Норман Маня сегодня — самый переводимый на Западе румынский писатель. В 1991 году много шума наделала его статья о Мирче Элиаде, где он разбирает пролегионерские взгляды крупного ученого в перспективе его послевоенной жизни, проводя мысль о пользе, которую приносят признания великих людей «в грехах молодости» (для Элиаде грех оказался блаженным — Felix culpa, так и названа статья, вызвавшая в Румынии шквал нападок на ее автора). Побывав на родине после десятилетнего перерыва, в 1997 году, Норман Маня выпустил по следам поездки сборник эссе «О клоунах: диктатор и художник» (1999). А в 2003-м исповедальную прозу «Возвращение хулигана» — перекличку с книгой «Как я стал хулиганом» Михаила Себастьяна (автора «Безымянной звезды»), роман которого «Две тысячи лет» приобрел в предвоенные годы скандальную славу. Скандал вызвал не столько сам роман о судьбе ассимилированного еврея в Румынии, сколько антисемитское предисловие к нему Нае Йонеску, поборника идей Железной гвардии, университетского преподавателя Себастьяна и Элиаде. «Возвращением хулигана» Н. Маня солидаризировался с судьбой Себастьяна, который «стал хулиганом», подвергаясь ударам как со стороны правых, так и, не будучи ортодоксальным евреем, со стороны «своих».

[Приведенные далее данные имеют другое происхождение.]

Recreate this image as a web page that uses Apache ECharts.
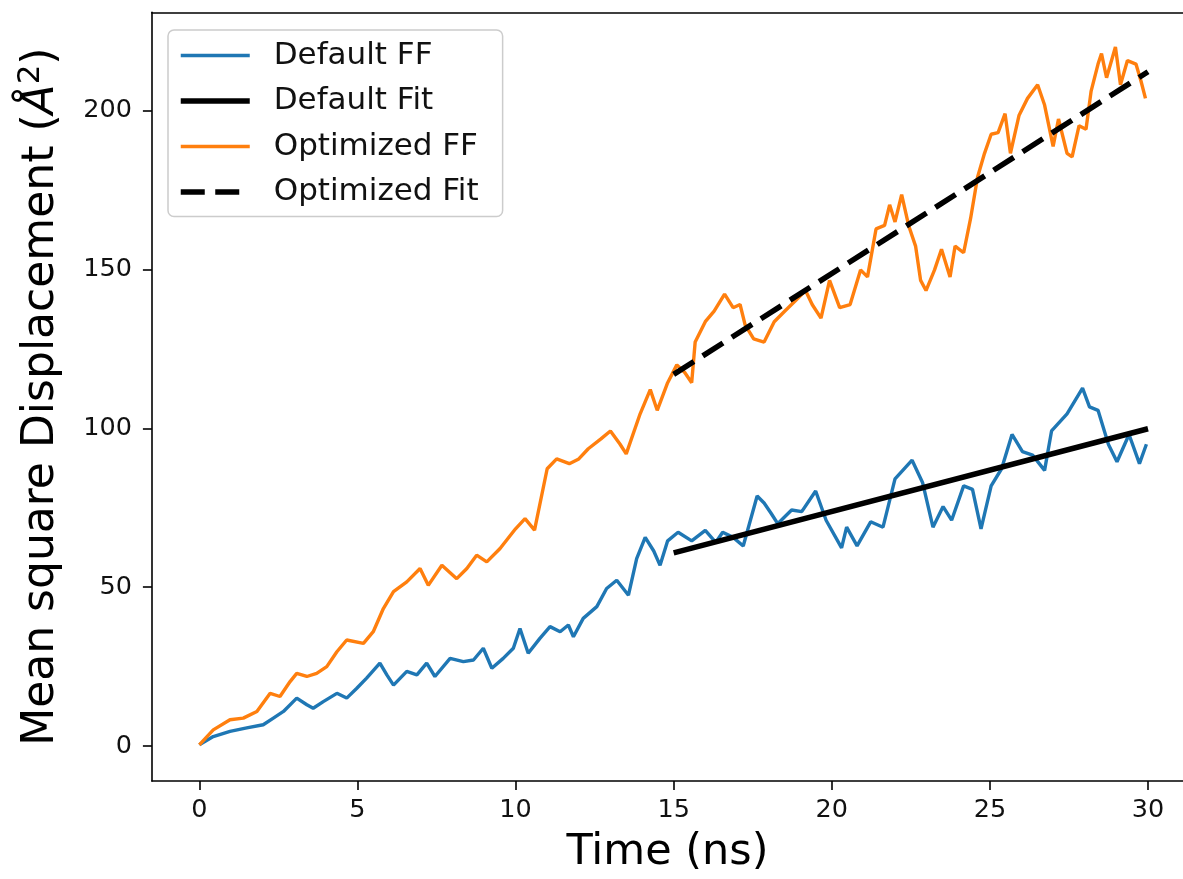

Трудно сказать, чем больше — прозой или публицистикой — Норман Маня завоевал мировое признание. Вероятно, немалую роль тут сыграла, кроме остроты поднимаемых проблем, значительность личности и взгляд на вещи. Вот свидетельство самого писателя (1991 год): «…потребность говорить о жизни под диктатурой в Румынии — и, еще важнее, об уроках, которые можно было бы извлечь из такого биографического опыта, — уперлась в брезгливое опасение умножить клише о страдании, уже затверженные и коммерциализованные в репертуаре восточноевропейского диссидентства. Тоталитарное общество, из которого я вышел, при всей фантастичности его мизансцен, не было, как предпочитала бы считать западная аудитория, какой-то неземной, дьявольской аберрацией, но человеческой реальностью, которая могла бы, в других формах, снова возродиться как идеология и даже как общественная структура. Что я хотел обсудить с самого начала эмиграции, было скорее отношение между писателем, властью и не такими уж невинными угнетенными массами. И, конечно, отношение между писателем и его собственной уязвимостью».